It was a proud moment for Wingatui trainer Terry Kennedy on Tuesday as he watched his daughter Jaylah record her first win as a jockey in Australia.
The expat Kiwi was having her seventh raceday ride aboard Friday At Five at Stawell for trainer Henry Dwyer and there was no place louder than Kennedy’s lounge back in New Zealand as he cheered her home to a 1-1/4 length victory.
“It was a really proud moment, especially the fact she did it in Victoria, it is pretty hard to get in over there. She has done well,” Kennedy said.
While Jaylah has always shown talent in the saddle, the 21-year-old left home soil five years ago in pursuit of another career path.
“She has been riding (trackwork) since she was 12 and was riding ponies before that. She has been riding all of her life,” Kennedy said.
“She went over there initially wanting to be a policewoman.
“They told her to have a couple of years in Australia doing something else to get some life skills and if she still wanted to be a policewoman she should come back.”
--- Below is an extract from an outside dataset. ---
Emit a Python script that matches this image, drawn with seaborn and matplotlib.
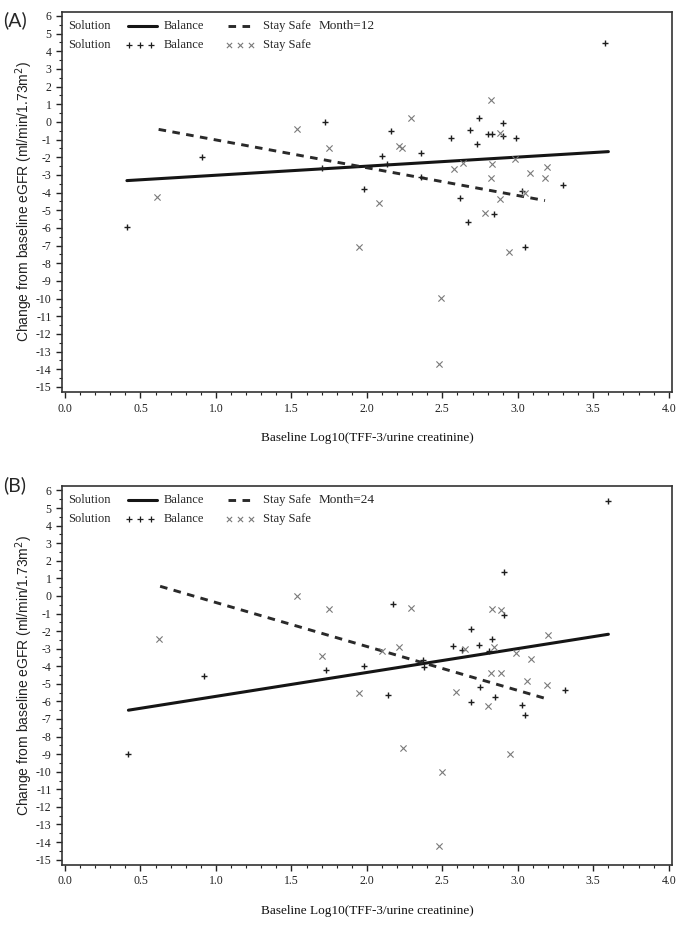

She clearly found a new passion and career path and has been enjoying her time across the Tasman where she is apprenticed to Dan O’Sullivan at Ballarat, and was duly over the moon to salute the judge for the first time on Tuesday.
“That’s unreal, I can’t describe that feeling,” Jaylah Kennedy told Racing.com.
“I got the run of the race in behind Harry (Coffey), he gave me a really nice tow into it down the straight.
“I didn’t want to get too excited until I got past the post, but you can’t beat that winning feeling and hopefully, I keep it rolling.
“I’m probably my own biggest critic, I think that was probably my seventh ride, so it’s good to get the monkey off my back early enough in my career,” she said.